◆ DIRECTIONS
Please, without the pictures, retype exactly the lines from the start of the material through the line that holds "inc20to35_1999, inc35to50_1999, over50k_1999];".

-- begin DATA TO PROCESS --

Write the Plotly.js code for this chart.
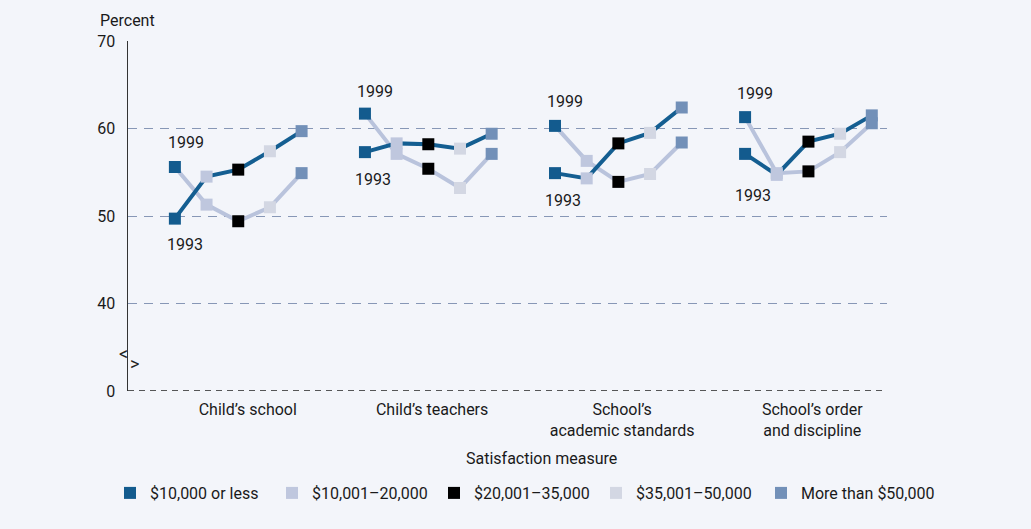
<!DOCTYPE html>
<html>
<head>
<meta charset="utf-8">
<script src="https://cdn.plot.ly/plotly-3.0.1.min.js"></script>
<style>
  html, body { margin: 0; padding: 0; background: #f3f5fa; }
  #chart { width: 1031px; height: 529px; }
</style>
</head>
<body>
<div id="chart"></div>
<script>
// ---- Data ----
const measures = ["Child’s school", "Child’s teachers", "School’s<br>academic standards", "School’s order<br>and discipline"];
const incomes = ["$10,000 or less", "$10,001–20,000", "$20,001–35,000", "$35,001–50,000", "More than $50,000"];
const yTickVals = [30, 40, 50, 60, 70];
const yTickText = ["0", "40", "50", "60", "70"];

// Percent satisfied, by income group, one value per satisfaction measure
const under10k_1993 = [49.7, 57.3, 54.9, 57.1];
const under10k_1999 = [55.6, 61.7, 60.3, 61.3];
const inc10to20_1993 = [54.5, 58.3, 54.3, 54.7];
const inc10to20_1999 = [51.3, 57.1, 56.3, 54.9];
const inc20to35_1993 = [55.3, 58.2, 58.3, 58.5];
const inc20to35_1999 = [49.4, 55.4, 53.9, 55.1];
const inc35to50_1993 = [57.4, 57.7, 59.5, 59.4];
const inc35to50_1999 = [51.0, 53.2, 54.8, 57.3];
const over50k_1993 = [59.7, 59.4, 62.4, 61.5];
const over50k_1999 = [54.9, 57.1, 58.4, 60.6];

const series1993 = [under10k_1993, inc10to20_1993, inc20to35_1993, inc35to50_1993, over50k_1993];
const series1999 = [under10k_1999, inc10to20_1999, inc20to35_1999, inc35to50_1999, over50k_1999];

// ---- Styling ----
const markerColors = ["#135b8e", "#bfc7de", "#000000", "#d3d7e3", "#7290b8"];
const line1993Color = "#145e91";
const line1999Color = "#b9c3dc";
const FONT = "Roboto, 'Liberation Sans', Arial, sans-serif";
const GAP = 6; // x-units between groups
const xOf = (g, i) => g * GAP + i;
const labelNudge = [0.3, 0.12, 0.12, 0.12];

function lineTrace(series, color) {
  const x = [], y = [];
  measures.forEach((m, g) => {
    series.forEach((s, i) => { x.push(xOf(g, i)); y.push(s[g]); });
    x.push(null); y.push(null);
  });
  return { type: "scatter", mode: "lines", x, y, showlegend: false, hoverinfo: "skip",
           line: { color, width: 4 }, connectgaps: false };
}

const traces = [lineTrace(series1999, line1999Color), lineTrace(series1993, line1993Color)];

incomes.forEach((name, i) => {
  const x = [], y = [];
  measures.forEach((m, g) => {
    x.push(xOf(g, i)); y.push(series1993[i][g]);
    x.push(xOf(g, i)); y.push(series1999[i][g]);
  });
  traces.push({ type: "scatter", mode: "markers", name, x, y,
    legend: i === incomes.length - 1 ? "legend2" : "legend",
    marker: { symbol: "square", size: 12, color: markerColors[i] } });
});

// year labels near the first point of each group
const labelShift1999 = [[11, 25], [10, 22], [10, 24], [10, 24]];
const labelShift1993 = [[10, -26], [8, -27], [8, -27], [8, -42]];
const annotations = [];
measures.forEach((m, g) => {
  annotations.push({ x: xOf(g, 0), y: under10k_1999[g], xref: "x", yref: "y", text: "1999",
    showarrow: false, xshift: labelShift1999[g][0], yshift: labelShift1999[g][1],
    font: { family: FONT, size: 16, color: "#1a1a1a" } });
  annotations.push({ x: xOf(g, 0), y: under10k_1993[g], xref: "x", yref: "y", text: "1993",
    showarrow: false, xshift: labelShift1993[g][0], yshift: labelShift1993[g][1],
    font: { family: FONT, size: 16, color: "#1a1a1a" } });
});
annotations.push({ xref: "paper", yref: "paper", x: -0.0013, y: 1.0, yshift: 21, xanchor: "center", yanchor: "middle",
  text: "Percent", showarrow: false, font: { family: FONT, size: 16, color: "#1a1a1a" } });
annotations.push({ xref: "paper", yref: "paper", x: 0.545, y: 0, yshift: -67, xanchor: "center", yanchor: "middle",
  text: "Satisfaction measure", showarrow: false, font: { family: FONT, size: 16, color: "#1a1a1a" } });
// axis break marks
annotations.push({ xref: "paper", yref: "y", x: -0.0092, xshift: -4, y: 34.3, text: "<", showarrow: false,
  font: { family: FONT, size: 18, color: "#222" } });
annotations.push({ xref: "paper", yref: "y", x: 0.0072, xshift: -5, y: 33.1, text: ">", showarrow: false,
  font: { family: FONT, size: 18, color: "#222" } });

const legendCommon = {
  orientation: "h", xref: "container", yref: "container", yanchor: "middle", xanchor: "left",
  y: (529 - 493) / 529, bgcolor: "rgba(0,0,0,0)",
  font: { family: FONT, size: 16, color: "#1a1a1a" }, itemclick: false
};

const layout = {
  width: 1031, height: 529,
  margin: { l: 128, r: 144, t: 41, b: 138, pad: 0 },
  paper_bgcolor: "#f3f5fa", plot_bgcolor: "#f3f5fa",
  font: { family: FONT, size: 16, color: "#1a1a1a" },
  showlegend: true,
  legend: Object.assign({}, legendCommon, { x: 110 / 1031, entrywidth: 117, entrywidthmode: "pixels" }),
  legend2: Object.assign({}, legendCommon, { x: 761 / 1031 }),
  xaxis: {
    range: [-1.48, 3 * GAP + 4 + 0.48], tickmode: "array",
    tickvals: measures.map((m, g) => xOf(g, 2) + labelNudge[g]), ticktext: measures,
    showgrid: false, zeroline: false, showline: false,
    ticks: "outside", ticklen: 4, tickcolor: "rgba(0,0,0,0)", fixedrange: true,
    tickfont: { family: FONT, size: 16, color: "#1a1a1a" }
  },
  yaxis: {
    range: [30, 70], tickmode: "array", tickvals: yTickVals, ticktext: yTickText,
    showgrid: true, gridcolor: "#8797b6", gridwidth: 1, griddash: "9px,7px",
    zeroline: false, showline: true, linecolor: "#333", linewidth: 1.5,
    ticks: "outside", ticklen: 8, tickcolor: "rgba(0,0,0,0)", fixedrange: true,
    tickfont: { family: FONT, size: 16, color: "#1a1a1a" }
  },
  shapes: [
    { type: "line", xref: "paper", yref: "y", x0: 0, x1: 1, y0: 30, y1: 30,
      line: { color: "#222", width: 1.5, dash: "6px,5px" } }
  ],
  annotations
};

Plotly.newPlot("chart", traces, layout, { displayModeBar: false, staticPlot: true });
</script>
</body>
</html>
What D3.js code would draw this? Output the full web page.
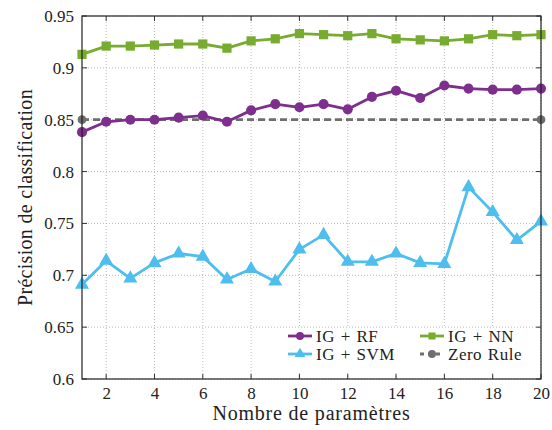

-- end DATA TO PROCESS --

◆ ANSWER TO THE TASK
Write the Plotly.js code for this chart.
<!DOCTYPE html>
<html>
<head>
<meta charset="utf-8">
<script src="https://cdn.plot.ly/plotly-3.0.1.min.js"></script>
<style>
  html, body { margin: 0; padding: 0; background: #f3f5fa; }
  #chart { width: 1031px; height: 529px; }
</style>
</head>
<body>
<div id="chart"></div>
<script>
// ---- Data ----
const measures = ["Child’s school", "Child’s teachers", "School’s<br>academic standards", "School’s order<br>and discipline"];
const incomes = ["$10,000 or less", "$10,001–20,000", "$20,001–35,000", "$35,001–50,000", "More than $50,000"];
const yTickVals = [30, 40, 50, 60, 70];
const yTickText = ["0", "40", "50", "60", "70"];

// Percent satisfied, by income group, one value per satisfaction measure
const under10k_1993 = [49.7, 57.3, 54.9, 57.1];
const under10k_1999 = [55.6, 61.7, 60.3, 61.3];
const inc10to20_1993 = [54.5, 58.3, 54.3, 54.7];
const inc10to20_1999 = [51.3, 57.1, 56.3, 54.9];
const inc20to35_1993 = [55.3, 58.2, 58.3, 58.5];
const inc20to35_1999 = [49.4, 55.4, 53.9, 55.1];
const inc35to50_1993 = [57.4, 57.7, 59.5, 59.4];
const inc35to50_1999 = [51.0, 53.2, 54.8, 57.3];
const over50k_1993 = [59.7, 59.4, 62.4, 61.5];
const over50k_1999 = [54.9, 57.1, 58.4, 60.6];

const series1993 = [under10k_1993, inc10to20_1993, inc20to35_1993, inc35to50_1993, over50k_1993];
const series1999 = [under10k_1999, inc10to20_1999, inc20to35_1999, inc35to50_1999, over50k_1999];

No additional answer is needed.